И понравился, в самом деле учится! Любой отец тоже гордился бы таким сыном…
Ночью Лариса спала плохо: снилось ей что-то кошмарное, и то жарко было, то словно ледяное чье-то дыхание пробегало по коже от корней волос до кончиков пальцев. Когда Алеша проснулся, она уже сидела за столом, одетая для выхода на работу, и что-то еще обдумывала, выкраивала модель из листа белой бумаги.
— Ты сегодня в Институте травматологии будешь? — спросил мальчик, с быстротою военного человека вставая с постели и надевая пижаму.
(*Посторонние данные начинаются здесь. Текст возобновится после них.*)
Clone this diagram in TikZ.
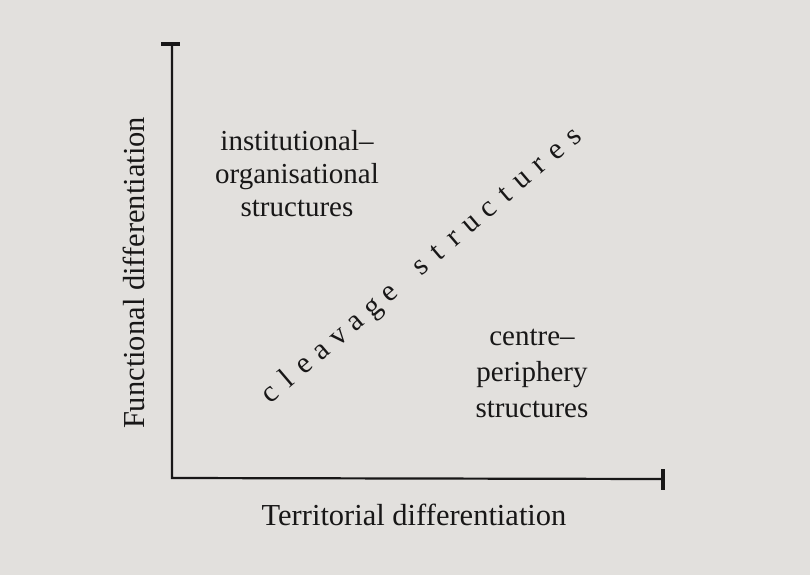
\documentclass[tikz,border=0pt]{standalone}
\usepackage{fontspec}
\setmainfont{Liberation Serif}
\definecolor{paper}{RGB}{226,224,221}
\definecolor{ink}{RGB}{24,23,23}
\begin{document}
\begin{tikzpicture}[x=1pt,y=-1pt,
  every node/.style={inner sep=0pt, text=ink},
  lbl/.style={font=\fontsize{29}{33}\selectfont, anchor=base},
  axislbl/.style={font=\fontsize{30.5}{35}\selectfont, anchor=base},
  axis/.style={draw=ink, line width=2.2pt},
  tickmark/.style={draw=ink, line width=4.5pt},
  clv/.style={font=\fontsize{30}{32}\selectfont, anchor=base, rotate=40.5}]
\fill[paper] (0,0) rectangle (810,575);
\useasboundingbox (0,0) rectangle (810,575);
% axes
\coordinate (top) at (172,44);
\coordinate (org) at (172,478);
\coordinate (rgt) at (663,479);
\coordinate (tl) at (161,44);
\coordinate (tr) at (180,44);
\coordinate (rt) at (663,469);
\coordinate (rb) at (663,490);
\draw[axis] (top) -- (org) -- (rgt);
\draw[tickmark] (tl) -- (tr);
\draw[tickmark] (rt) -- (rb);
% axis labels
\node[axislbl, rotate=90] (fd) at (144,273) {Functional differentiation};
\node[axislbl] (td) at (414,525) {Territorial differentiation};
% upper block
\node[lbl] (ia) at (297,150) {institutional–};
\node[lbl] (ib) at (297,183) {organisational};
\node[lbl] (ic) at (297,216) {structures};
% lower block
\node[lbl] (ca) at (532,345) {centre–};
\node[lbl] (cb) at (532,381) {periphery};
\node[lbl] (cc) at (532,417) {structures};
% diagonal
\foreach \ch/\i in {c/0,l/1,e/2,a/3,v/4,a/5,g/6,e/7,s/8.8,t/9.8,r/10.8,u/11.8,c/12.8,t/13.8,u/14.8,r/15.8,e/16.8,s/17.8} {
  \node[clv] at ({276+17*\i},{400.6-14.5*\i}) {\ch};
}
\end{tikzpicture}
\end{document}
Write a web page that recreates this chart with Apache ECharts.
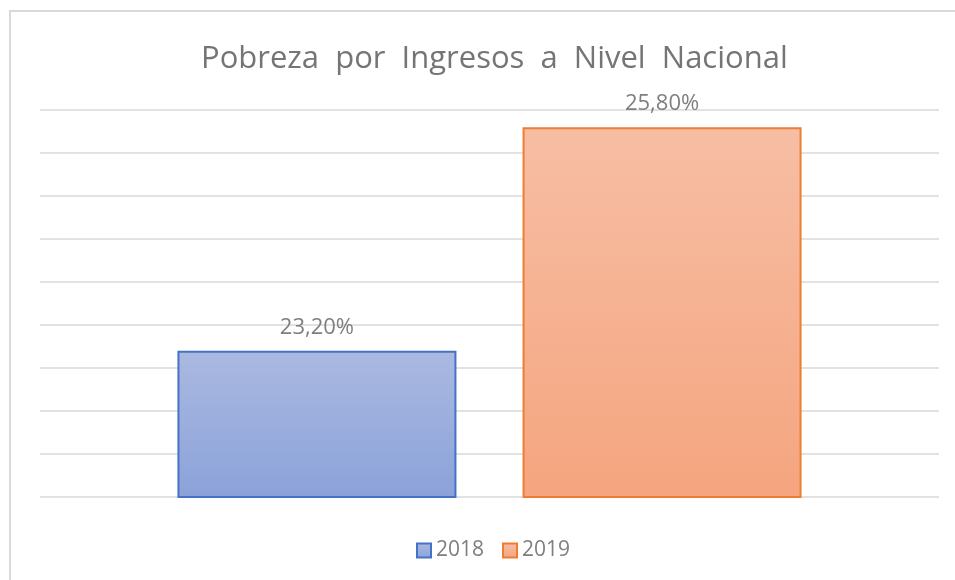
<!DOCTYPE html>
<html>
<head>
<meta charset="utf-8">
<script src="https://cdn.jsdelivr.net/npm/echarts@6/dist/echarts.min.js"></script>
<style>
  html, body { margin: 0; padding: 0; background: #fff; }
  #chart { width: 955px; height: 580px; }
</style>
</head>
<body>
<div id="chart"></div>
<script>
// datos
const YEARS = ['2018', '2019'];
const VALUES = [23.2, 25.8];
const CATEGORY = ['Nacional'];

const FONT = '"Open Sans", "Liberation Sans", sans-serif';
const TEXT_GREY = '#7f7f7f';
const GRID_LINE = '#d9d9d9';

const STYLES = {
  '2018': { top: '#abb9e1', bottom: '#8ba2d9', border: '#4472c4' },
  '2019': { top: '#f7bea4', bottom: '#f5a57f', border: '#ed7d31' },
};

function pct(v) { return v.toFixed(2).replace('.', ',') + '%'; }

const chart = echarts.init(document.getElementById('chart'), null, { renderer: 'canvas' });

chart.setOption({
  animation: false,
  textStyle: { fontFamily: FONT },
  title: {
    text: 'Pobreza  por  Ingresos  a  Nivel  Nacional',
    left: 196, top: 39,
    textStyle: { color: '#757575', fontSize: 31, fontWeight: 'normal', fontFamily: FONT },
  },
  graphic: [{
    type: 'rect', shape: { x: 10, y: 11, width: 1000, height: 1000 },
    style: { fill: 'none', stroke: GRID_LINE, lineWidth: 2 }, silent: true,
  }],
  legend: {
    data: YEARS, bottom: 14, left: 411, itemGap: 18,
    icon: 'rect', itemWidth: 14, itemHeight: 14,
    textStyle: { color: TEXT_GREY, fontSize: 21, fontFamily: FONT, padding: [0, 0, 0, 0] },
  },
  grid: { left: 40, right: 16, top: 110, bottom: 83 },
  xAxis: {
    type: 'category', data: CATEGORY,
    axisLine: { show: false }, axisTick: { show: false }, axisLabel: { show: false },
  },
  yAxis: {
    type: 'value', min: 21.5, max: 26, interval: 0.5,
    axisLine: { show: false }, axisTick: { show: false }, axisLabel: { show: false },
    splitLine: { lineStyle: { color: GRID_LINE, width: 1.5 } },
  },
  series: YEARS.map((y, i) => ({
    name: y, type: 'bar', data: [VALUES[i]],
    barWidth: 279, barGap: '23.7%',
    itemStyle: {
      color: new echarts.graphic.LinearGradient(0, 0, 0, 1, [
        { offset: 0, color: STYLES[y].top }, { offset: 1, color: STYLES[y].bottom }]),
      borderColor: STYLES[y].border, borderWidth: 2,
    },
    label: {
      show: true, position: 'top', distance: 12,
      color: TEXT_GREY, fontSize: 22, fontFamily: FONT,
      formatter: (p) => pct(p.value),
    },
  })),
});
</script>
</body>
</html>
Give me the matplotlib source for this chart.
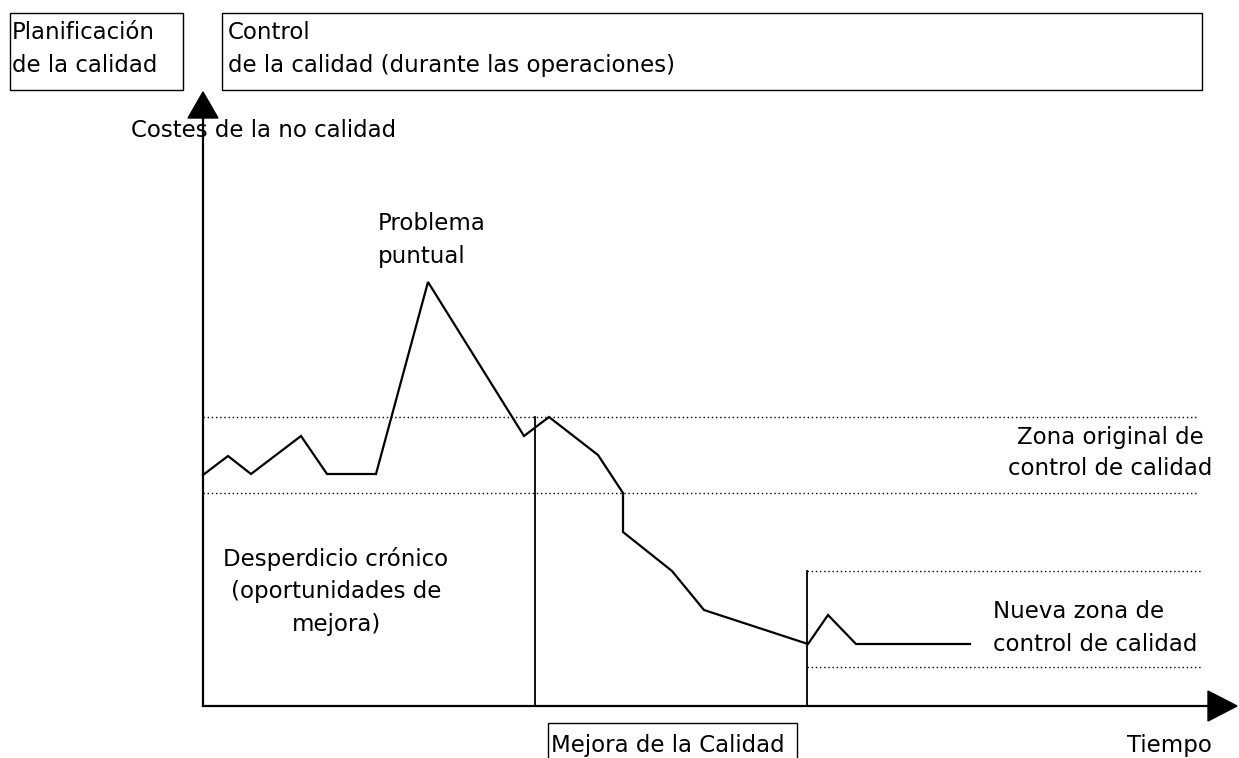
import matplotlib.pyplot as plt
from matplotlib.patches import Rectangle

# chart coords: t = time from axis origin, c = cost above axis
curve_t = [0, 25, 48, 98, 124, 173, 225, 321, 346, 395, 420, 420, 469, 501, 605, 625, 653, 767]
curve_c = [231, 250, 232, 270, 232, 232, 424, 270, 289, 251, 213, 174, 135, 96, 62, 91, 62, 62]

orig_zone = [213, 289]      # original control band
orig_zone_t = [0, 994]
new_zone = [39, 135]        # new control band
new_zone_t = [604, 998]
improve_start = 332         # start of quality improvement
improve_end = 604           # new control starts

plt.rcParams['font.family'] = ['DejaVu Sans']
fs = 16.5
ls = 1.53

fig = plt.figure(figsize=(12.39, 7.58), dpi=100)
ax = fig.add_axes([0, 0, 1, 1])
ax.set_xlim(-203, 1036)
ax.set_ylim(-52, 706)
ax.axis('off')

# axes with arrows
ax.plot([0, 0], [0, 590], color='black', lw=1.6)
ax.plot([0, 1006], [0, 0], color='black', lw=1.6)
ax.fill([-15, 15, 0], [588, 588, 614], color='black')
ax.fill([1005, 1005, 1034], [-15, 15, 0], color='black')

# control bands
for c in orig_zone:
    ax.plot(orig_zone_t, [c, c], color='black', lw=1, ls=(0, (1, 2)))
for c in new_zone:
    ax.plot(new_zone_t, [c, c], color='black', lw=1, ls=(0, (1, 2)))

# phase separators
ax.plot([improve_start, improve_start], [0, orig_zone[1]], color='black', lw=1.3)
ax.plot([improve_end, improve_end], [0, new_zone[1]], color='black', lw=1.3)

ax.plot(curve_t, curve_c, color='black', lw=1.6, solid_joinstyle='miter')

# header boxes
ax.add_patch(Rectangle((-193, 616), 173, 77, fill=False, lw=1, ec='black'))
ax.add_patch(Rectangle((19, 616), 980, 77, fill=False, lw=1, ec='black'))
ax.add_patch(Rectangle((345, -60), 249, 43, fill=False, lw=1, ec='black'))

# va='baseline' on multi-line text anchors the last line
ax.text(-191, 634, 'Planificación\nde la calidad', fontsize=fs, va='baseline', ha='left', linespacing=ls)
ax.text(25, 634, 'Control\nde la calidad (durante las operaciones)', fontsize=fs, va='baseline', ha='left', linespacing=ls)
ax.text(-72, 569, 'Costes de la no calidad', fontsize=fs, va='baseline', ha='left')
ax.text(175, 443, 'Problema\npuntual', fontsize=fs, va='baseline', ha='left', linespacing=ls)
ax.text(907, 231, 'Zona original de\ncontrol de calidad', fontsize=fs, va='baseline', ha='center', linespacing=1.42)
ax.text(133, 75, 'Desperdicio crónico\n(oportunidades de\nmejora)', fontsize=fs, va='baseline', ha='center', linespacing=ls)
ax.text(790, 55, 'Nueva zona de\ncontrol de calidad', fontsize=fs, va='baseline', ha='left', linespacing=ls)
ax.text(348, -46, 'Mejora de la Calidad', fontsize=fs, va='baseline', ha='left')
ax.text(924, -46, 'Tiempo', fontsize=fs, va='baseline', ha='left')

fig.savefig('out.png', dpi=100)
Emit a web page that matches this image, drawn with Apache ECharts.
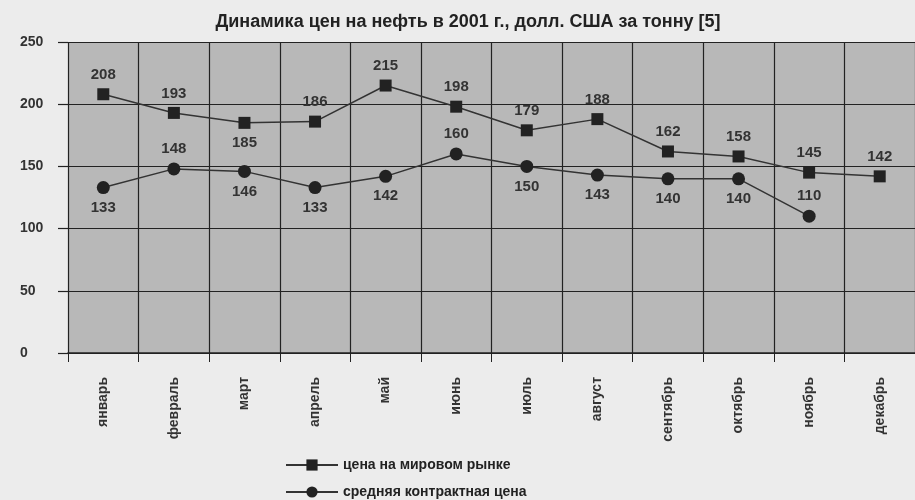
<!DOCTYPE html>
<html><head><meta charset="utf-8">
<script src="https://cdn.jsdelivr.net/npm/echarts@6/dist/echarts.min.js"></script>
<style>html,body{margin:0;padding:0;background:#ececec}#c{width:915px;height:500px}</style>
</head><body><div id="c"></div>
<script>
var months = ['январь','февраль','март','апрель','май','июнь','июль','август','сентябрь','октябрь','ноябрь','декабрь'];
var worldPrice = [208,193,185,186,215,198,179,188,162,158,145,142];
var contractPrice = [133,148,146,133,142,160,150,143,140,140,110,null];
var yTicks = [0,50,100,150,200,250];

var worldBelow = [2];
var contractAbove = [1,5,10];
var font = '"Liberation Sans", Arial, sans-serif';
var chart = echarts.init(document.getElementById('c'));
function lbl(pos){return {show:true,position:pos,distance:6,color:'#333',fontFamily:font,fontWeight:'bold',fontSize:15};}
var legendText = {fontFamily:font,fontWeight:'bold',fontSize:14,color:'#222'};
chart.setOption({
  backgroundColor:'#ececec',
  animation:false,
  title:{text:'Динамика цен на нефть в 2001 г., долл. США за тонну [5]',left:463,textAlign:'center',top:8,
    textStyle:{fontFamily:font,fontWeight:'bold',fontSize:18,color:'#222'}},
  grid:{left:68,top:42,width:857,height:311,show:true,backgroundColor:'#b8b8b8',borderWidth:0},
  legend:[
    {orient:'vertical',left:280,top:453,itemWidth:52,itemHeight:14,textStyle:legendText,data:['цена на мировом рынке']},
    {orient:'vertical',left:280,top:480,itemWidth:52,itemHeight:14,textStyle:legendText,data:['средняя контрактная цена']}
  ],
  xAxis:{type:'category',data:months,boundaryGap:true,
    axisLine:{lineStyle:{color:'#222',width:1.5}},
    axisTick:{show:true,length:9,lineStyle:{color:'#222'}},
    splitLine:{show:true,lineStyle:{color:'#222',width:1.2}},
    axisLabel:{rotate:90,interval:0,margin:24,color:'#333',fontFamily:font,fontWeight:'bold',fontSize:14}},
  yAxis:{type:'value',min:0,max:250,interval:50,
    axisLine:{show:false},
    axisTick:{show:true,length:10,lineStyle:{color:'#222',width:1.2}},
    splitLine:{show:true,lineStyle:{color:'#222',width:1.2}},
    axisLabel:{align:'left',margin:48,color:'#333',fontFamily:font,fontWeight:'bold',fontSize:14,
      formatter:function(v){return yTicks.indexOf(v)>=0?String(v):'';}}},
  series:[
    {name:'цена на мировом рынке',type:'line',symbol:'rect',symbolSize:12,
      itemStyle:{color:'#222'},lineStyle:{color:'#333',width:1.5},
      data:worldPrice.map(function(v,i){return {value:v,label:lbl(worldBelow.indexOf(i)>=0?'bottom':'top')};})},
    {name:'средняя контрактная цена',type:'line',symbol:'circle',symbolSize:13,
      itemStyle:{color:'#222'},lineStyle:{color:'#333',width:1.5},
      data:contractPrice.map(function(v,i){return {value:v,label:lbl(contractAbove.indexOf(i)>=0?'top':'bottom')};})}
  ]
});
</script></body></html>
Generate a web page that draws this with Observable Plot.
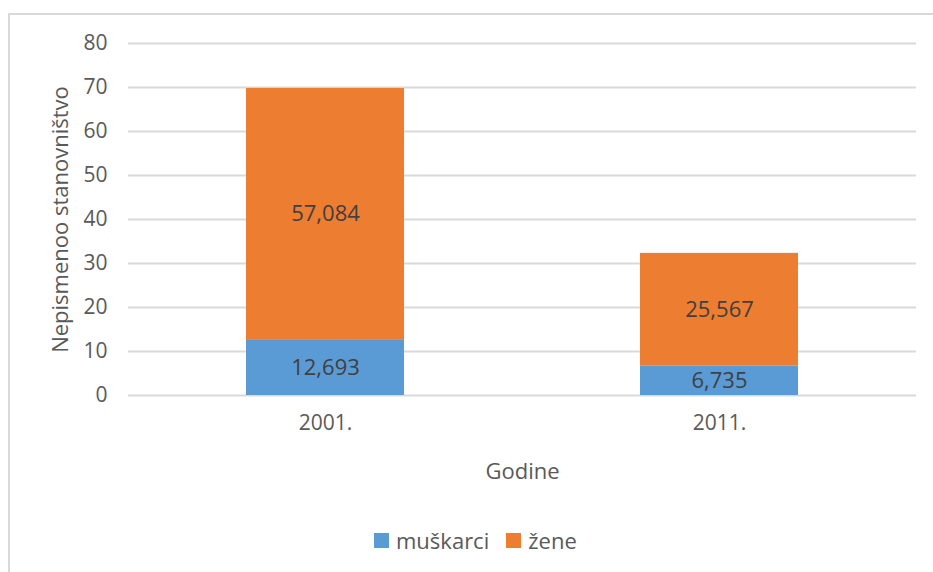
<!DOCTYPE html>
<html>
<head>
<meta charset="utf-8">
<script src="https://cdn.jsdelivr.net/npm/d3@7"></script>
<script src="https://cdn.jsdelivr.net/npm/@observablehq/plot@0.6"></script>
<style>
  html, body { margin: 0; padding: 0; background: #fff; }
  #wrap { position: relative; width: 933px; height: 572px; overflow: hidden; font-family: "Open Sans", sans-serif; }
  #frame { position: absolute; left: 8px; top: 13px; width: 940px; height: 600px; border-left: 2px solid #d9d9d9; border-top: 2px solid #d9d9d9; box-sizing: border-box; }
  #chart { position: absolute; left: 0; top: 0; }
  #legend { position: absolute; left: 374px; top: 524px; display: flex; align-items: center; font-size: 22px; color: #595959; line-height: 32px; }
  .sw { width: 15px; height: 15px; display: inline-block; margin-right: 7px; }
  .item { display: flex; align-items: center; margin-right: 17px; }
</style>
</head>
<body>
<div id="wrap">
  <div id="frame"></div>
  <div id="chart"></div>
  <div id="legend"></div>
</div>
<script>
const years = ["2001.", "2011."];
const seriesNames = ["muškarci", "žene"];
const muskarci = [12.693, 6.735];
const zene = [57.084, 25.567];
const seriesColors = ["#5B9BD5", "#ED7D31"];
const yTicks = [0, 10, 20, 30, 40, 50, 60, 70, 80];
const yLabel = "Nepismenoo stanovništvo";
const xLabel = "Godine";

const rows = [];
years.forEach((y, i) => {
  rows.push({year: y, series: seriesNames[0], value: muskarci[i]});
  rows.push({year: y, series: seriesNames[1], value: zene[i]});
});
const fmt = v => v.toFixed(3).replace(".", ",");

const chart = Plot.plot({
  width: 933,
  height: 510,
  marginTop: 43,
  marginBottom: 115,
  marginLeft: 128,
  marginRight: 17,
  style: {fontFamily: "'Open Sans', sans-serif", fontSize: "21px", background: "transparent"},
  x: {domain: years, paddingInner: 0.6, paddingOuter: 0.3, label: null},
  y: {domain: [0, 80], label: null},
  color: {domain: seriesNames, range: seriesColors},
  marks: [
    Plot.gridY(yTicks, {stroke: "#d9d9d9", strokeOpacity: 1, strokeWidth: 2}),
    Plot.barY(rows, Plot.stackY({x: "year", y: "value", z: "series", fill: "series", order: seriesNames})),
    Plot.text(rows, Plot.stackY({x: "year", y: "value", z: "series", order: seriesNames, text: d => fmt(d.value), fill: "#404040", fontSize: 22})),
    Plot.axisY(yTicks, {tickSize: 0, tickPadding: 21, fill: "#595959", fontSize: 21, label: null}),
    Plot.axisX({tickSize: 0, tickPadding: 20, fill: "#595959", fontSize: 21, label: null}),
    Plot.text([yLabel], {frameAnchor: "left", dx: -68, rotate: -90, textAnchor: "middle", lineAnchor: "middle", fill: "#595959", fontSize: 22}),
    Plot.text([xLabel], {frameAnchor: "bottom", dy: 83, fill: "#595959", fontSize: 22})
  ]
});
document.getElementById("chart").appendChild(chart);

const legend = document.getElementById("legend");
seriesNames.forEach((name, i) => {
  const item = document.createElement("span");
  item.className = "item";
  const sw = document.createElement("span");
  sw.className = "sw";
  sw.style.background = seriesColors[i];
  item.appendChild(sw);
  item.appendChild(document.createTextNode(name));
  legend.appendChild(item);
});
</script>
</body>
</html>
Лариса любила в нем эту четкость движений и расторопность, не вязавшуюся в обывательском представлении с профессией музыканта, тем более музыканта незаурядного, каким становился ее сын.
— Сегодня я в госпитале…
— Ты там встречаешься с женой Ивана Ивановича? — неожиданно спросил Алеша, поправляя складку на одеяле.
Ножницы в руках Ларисы дрогнули, и разрез получился неровный.
— Конечно, — не сразу ответила она. — А что?
— Просто так… Я тоже встречаю ее у Наташи Коробовой. Но она мне не очень нравится.
— Отчего же?
— Не знаю… Мишук — вот это да! Настоящий богатырь. А как смешно слова выговаривает! Вчера дразнил во дворе такого же карапуза. «Табыл, — говорит, — как тебя колотам-то били?» Значит, галошей били? Правда, комик?
— Да, комик. На каком же дворе ты его видел?
Шея Алеши густо покраснела под коротко остриженными волосами.
— У них во дворе, у Аржановых.
— Зачем же ты к ним ездил?
— Я не к ним. Я… я к Галине Остаповне.
— Алеша…
— Да, мама. — Он положил на место подушку, смущенно взглянул на мать.
— Я не только к Галине Остаповне… Мы еще погуляли немножко с Наташей Хижняк. У нее мать очень славная. Я, когда с ней познакомился, так ясно представил фельдшера Хижняка, будто вчера с ним виделся. И мне очень жаль ее стало.